_TO DO_: Repeat the records below exactly, leaving out any pictures.

[Stored data entries]
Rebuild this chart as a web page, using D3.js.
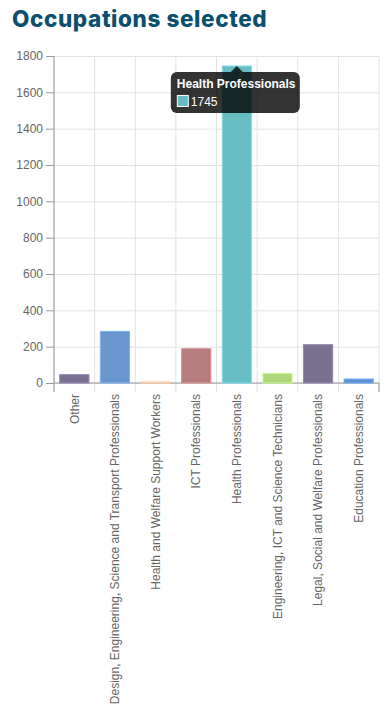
<!DOCTYPE html>
<html>
<head>
<meta charset="utf-8">
<script src="https://cdn.jsdelivr.net/npm/d3@7"></script>
<style>
  body { margin: 0; background: #fff; }
  svg { display: block; }
</style>
</head>
<body>
<svg id="chart"></svg>
<script>
let categories = ["Other", "Design, Engineering, Science and Transport Professionals",
  "Health and Welfare Support Workers", "ICT Professionals", "Health Professionals",
  "Engineering, ICT and Science Technicians", "Legal, Social and Welfare Professionals",
  "Education Professionals"];
let values = [46, 284, 6, 189, 1745, 53, 211, 22];
let colors = ["#7a7192", "#6896cd", "#f2b08f", "#b77c7e", "#68bdc3", "#add67a", "#7a7192", "#5d91d1"];
let yTicks = [0, 200, 400, 600, 800, 1000, 1200, 1400, 1600, 1800];
let tipIndex = 4;

let width = 387, height = 708;
let margin = {top: 56, right: 8, bottom: 325, left: 54};
let INNER_WIDTH = width - margin.left - margin.right;
let INNER_HEIGHT = height - margin.top - margin.bottom;

let svg = d3.select("#chart").attr("width", width).attr("height", height);

// title
svg.append("text")
  .attr("x", 12).attr("y", 27)
  .style("font-family", "Inter, 'Open Sans', sans-serif")
  .style("font-weight", 800)
  .style("font-size", "22.5px")
  .style("letter-spacing", "0.6px")
  .style("fill", "#0b4f6f")
  .text("Occupations selected");

let g = svg.append("g").attr("transform", `translate(${margin.left},${margin.top})`);

let x = d3.scaleBand().domain(categories).range([0, INNER_WIDTH]);
let y = d3.scaleLinear().domain([0, 1800]).range([INNER_HEIGHT, 0]);

// grid
let grid_y = g.append("g")
  .call(d3.axisLeft(y).tickValues(yTicks).tickSize(-INNER_WIDTH).tickFormat(""));
grid_y.select(".domain").remove();
grid_y.selectAll("line").style("stroke", "#e1e1e1");

let bounds = categories.map(c => x(c) + x.bandwidth()).concat([0]);
g.append("g").selectAll("line").data(bounds).join("line")
  .attr("x1", d => d).attr("x2", d => d)
  .attr("y1", 0).attr("y2", INNER_HEIGHT + 9)
  .style("stroke", "#e1e1e1");

// y axis
let y_axis = g.append("g")
  .call(d3.axisLeft(y).tickValues(yTicks).tickSize(8).tickPadding(3).tickFormat(d3.format("d")));
y_axis.select(".domain").attr("d", `M0,0V${INNER_HEIGHT}`).style("stroke", "#9a9a9a");
y_axis.selectAll("line").style("stroke", "#9a9a9a");
y_axis.selectAll("text")
  .style("font-family", "'Liberation Sans', Arial, sans-serif")
  .style("font-size", "12px")
  .style("fill", "#666");

// x axis
let x_axis = g.append("g")
  .attr("transform", `translate(0,${INNER_HEIGHT})`)
  .call(d3.axisBottom(x).tickSize(0).tickPadding(0));
x_axis.select(".domain").attr("d", `M0,0H${INNER_WIDTH}`).style("stroke", "#9a9a9a");
x_axis.selectAll("text")
  .attr("transform", "rotate(-90)")
  .attr("x", -11).attr("y", 0).attr("dy", "0.35em")
  .style("text-anchor", "end")
  .style("font-family", "'Liberation Sans', Arial, sans-serif")
  .style("font-size", "12px")
  .style("fill", "#666");
g.append("g").selectAll("line").data([0, INNER_WIDTH]).join("line")
  .attr("x1", d => d).attr("x2", d => d)
  .attr("y1", INNER_HEIGHT).attr("y2", INNER_HEIGHT + 9)
  .style("stroke", "#9a9a9a");

// bars
let bw = x.bandwidth() * 0.72;
g.append("g").selectAll("rect").data(values).join("rect")
  .attr("x", (d, i) => x(categories[i]) + (x.bandwidth() - bw) / 2)
  .attr("y", d => y(d))
  .attr("width", bw)
  .attr("height", d => INNER_HEIGHT - y(d))
  .style("fill", (d, i) => colors[i])
  .style("stroke", (d, i) => d3.color(colors[i]).brighter(0.5))
  .style("stroke-width", 1);

// tooltip
let cx = x(categories[tipIndex]) + x.bandwidth() / 2;
let ty = y(values[tipIndex]);
let tip = g.append("g");
let tw = 129, th = 41, tx = cx - 66, tTop = ty + 6;
tip.append("path")
  .attr("d", `M${cx - 6},${tTop} L${cx},${tTop - 6} L${cx + 6},${tTop} Z`)
  .style("fill", "rgba(0,0,0,0.8)");
tip.append("rect")
  .attr("x", tx).attr("y", tTop).attr("width", tw).attr("height", th)
  .attr("rx", 6)
  .style("fill", "rgba(0,0,0,0.8)");
tip.append("text")
  .attr("x", tx + 6).attr("y", tTop + 16)
  .style("font-family", "'Liberation Sans', Arial, sans-serif")
  .style("font-size", "12px").style("font-weight", "bold")
  .style("fill", "#fff")
  .text(categories[tipIndex]);
tip.append("rect")
  .attr("x", tx + 6.5).attr("y", tTop + 23.5).attr("width", 11).attr("height", 11)
  .style("fill", colors[tipIndex]).style("stroke", "#fff");
tip.append("text")
  .attr("x", tx + 20).attr("y", tTop + 34)
  .style("font-family", "'Liberation Sans', Arial, sans-serif")
  .style("font-size", "12px")
  .style("fill", "#fff")
  .text(values[tipIndex]);
</script>
</body>
</html>
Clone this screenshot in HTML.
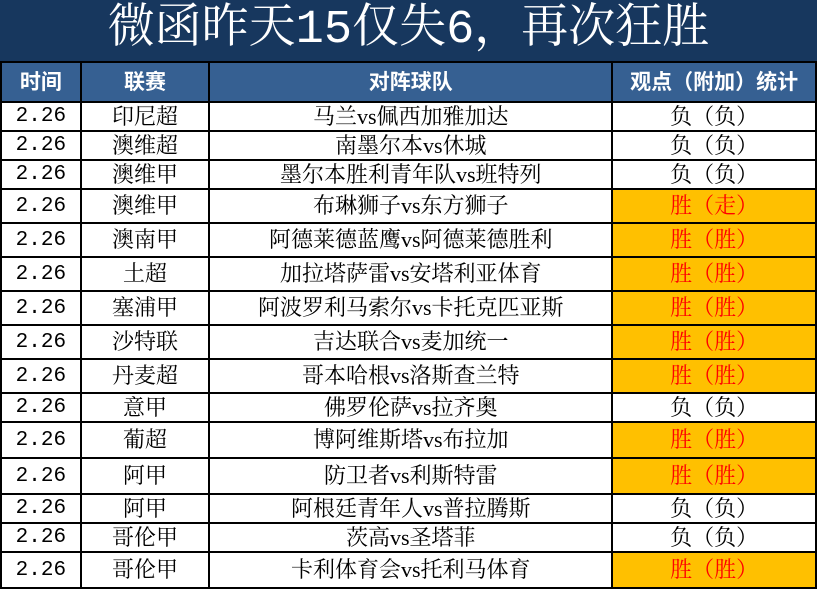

_CORRECT RESPONSE_:
Rebuild this chart as a web page, using D3.js.
<!DOCTYPE html>
<html>
<head>
<meta charset="utf-8">
<script src="https://cdn.jsdelivr.net/npm/d3@7"></script>
<style>
  body { margin: 0; background: #fff; }
  svg { display: block; }
</style>
</head>
<body>
<svg id="chart"></svg>
<script>
let categories = ["Other", "Design, Engineering, Science and Transport Professionals",
  "Health and Welfare Support Workers", "ICT Professionals", "Health Professionals",
  "Engineering, ICT and Science Technicians", "Legal, Social and Welfare Professionals",
  "Education Professionals"];
let values = [46, 284, 6, 189, 1745, 53, 211, 22];
let colors = ["#7a7192", "#6896cd", "#f2b08f", "#b77c7e", "#68bdc3", "#add67a", "#7a7192", "#5d91d1"];
let yTicks = [0, 200, 400, 600, 800, 1000, 1200, 1400, 1600, 1800];
let tipIndex = 4;

let width = 387, height = 708;
let margin = {top: 56, right: 8, bottom: 325, left: 54};
let INNER_WIDTH = width - margin.left - margin.right;
let INNER_HEIGHT = height - margin.top - margin.bottom;

let svg = d3.select("#chart").attr("width", width).attr("height", height);

// title
svg.append("text")
  .attr("x", 12).attr("y", 27)
  .style("font-family", "Inter, 'Open Sans', sans-serif")
  .style("font-weight", 800)
  .style("font-size", "22.5px")
  .style("letter-spacing", "0.6px")
  .style("fill", "#0b4f6f")
  .text("Occupations selected");

let g = svg.append("g").attr("transform", `translate(${margin.left},${margin.top})`);

let x = d3.scaleBand().domain(categories).range([0, INNER_WIDTH]);
let y = d3.scaleLinear().domain([0, 1800]).range([INNER_HEIGHT, 0]);

// grid
let grid_y = g.append("g")
  .call(d3.axisLeft(y).tickValues(yTicks).tickSize(-INNER_WIDTH).tickFormat(""));
grid_y.select(".domain").remove();
grid_y.selectAll("line").style("stroke", "#e1e1e1");

let bounds = categories.map(c => x(c) + x.bandwidth()).concat([0]);
g.append("g").selectAll("line").data(bounds).join("line")
  .attr("x1", d => d).attr("x2", d => d)
  .attr("y1", 0).attr("y2", INNER_HEIGHT + 9)
  .style("stroke", "#e1e1e1");

// y axis
let y_axis = g.append("g")
  .call(d3.axisLeft(y).tickValues(yTicks).tickSize(8).tickPadding(3).tickFormat(d3.format("d")));
y_axis.select(".domain").attr("d", `M0,0V${INNER_HEIGHT}`).style("stroke", "#9a9a9a");
y_axis.selectAll("line").style("stroke", "#9a9a9a");
y_axis.selectAll("text")
  .style("font-family", "'Liberation Sans', Arial, sans-serif")
  .style("font-size", "12px")
  .style("fill", "#666");

// x axis
let x_axis = g.append("g")
  .attr("transform", `translate(0,${INNER_HEIGHT})`)
  .call(d3.axisBottom(x).tickSize(0).tickPadding(0));
x_axis.select(".domain").attr("d", `M0,0H${INNER_WIDTH}`).style("stroke", "#9a9a9a");
x_axis.selectAll("text")
  .attr("transform", "rotate(-90)")
  .attr("x", -11).attr("y", 0).attr("dy", "0.35em")
  .style("text-anchor", "end")
  .style("font-family", "'Liberation Sans', Arial, sans-serif")
  .style("font-size", "12px")
  .style("fill", "#666");
g.append("g").selectAll("line").data([0, INNER_WIDTH]).join("line")
  .attr("x1", d => d).attr("x2", d => d)
  .attr("y1", INNER_HEIGHT).attr("y2", INNER_HEIGHT + 9)
  .style("stroke", "#9a9a9a");

// bars
let bw = x.bandwidth() * 0.72;
g.append("g").selectAll("rect").data(values).join("rect")
  .attr("x", (d, i) => x(categories[i]) + (x.bandwidth() - bw) / 2)
  .attr("y", d => y(d))
  .attr("width", bw)
  .attr("height", d => INNER_HEIGHT - y(d))
  .style("fill", (d, i) => colors[i])
  .style("stroke", (d, i) => d3.color(colors[i]).brighter(0.5))
  .style("stroke-width", 1);

// tooltip
let cx = x(categories[tipIndex]) + x.bandwidth() / 2;
let ty = y(values[tipIndex]);
let tip = g.append("g");
let tw = 129, th = 41, tx = cx - 66, tTop = ty + 6;
tip.append("path")
  .attr("d", `M${cx - 6},${tTop} L${cx},${tTop - 6} L${cx + 6},${tTop} Z`)
  .style("fill", "rgba(0,0,0,0.8)");
tip.append("rect")
  .attr("x", tx).attr("y", tTop).attr("width", tw).attr("height", th)
  .attr("rx", 6)
  .style("fill", "rgba(0,0,0,0.8)");
tip.append("text")
  .attr("x", tx + 6).attr("y", tTop + 16)
  .style("font-family", "'Liberation Sans', Arial, sans-serif")
  .style("font-size", "12px").style("font-weight", "bold")
  .style("fill", "#fff")
  .text(categories[tipIndex]);
tip.append("rect")
  .attr("x", tx + 6.5).attr("y", tTop + 23.5).attr("width", 11).attr("height", 11)
  .style("fill", colors[tipIndex]).style("stroke", "#fff");
tip.append("text")
  .attr("x", tx + 20).attr("y", tTop + 34)
  .style("font-family", "'Liberation Sans', Arial, sans-serif")
  .style("font-size", "12px")
  .style("fill", "#fff")
  .text(values[tipIndex]);
</script>
</body>
</html>
Clone this screenshot in HTML.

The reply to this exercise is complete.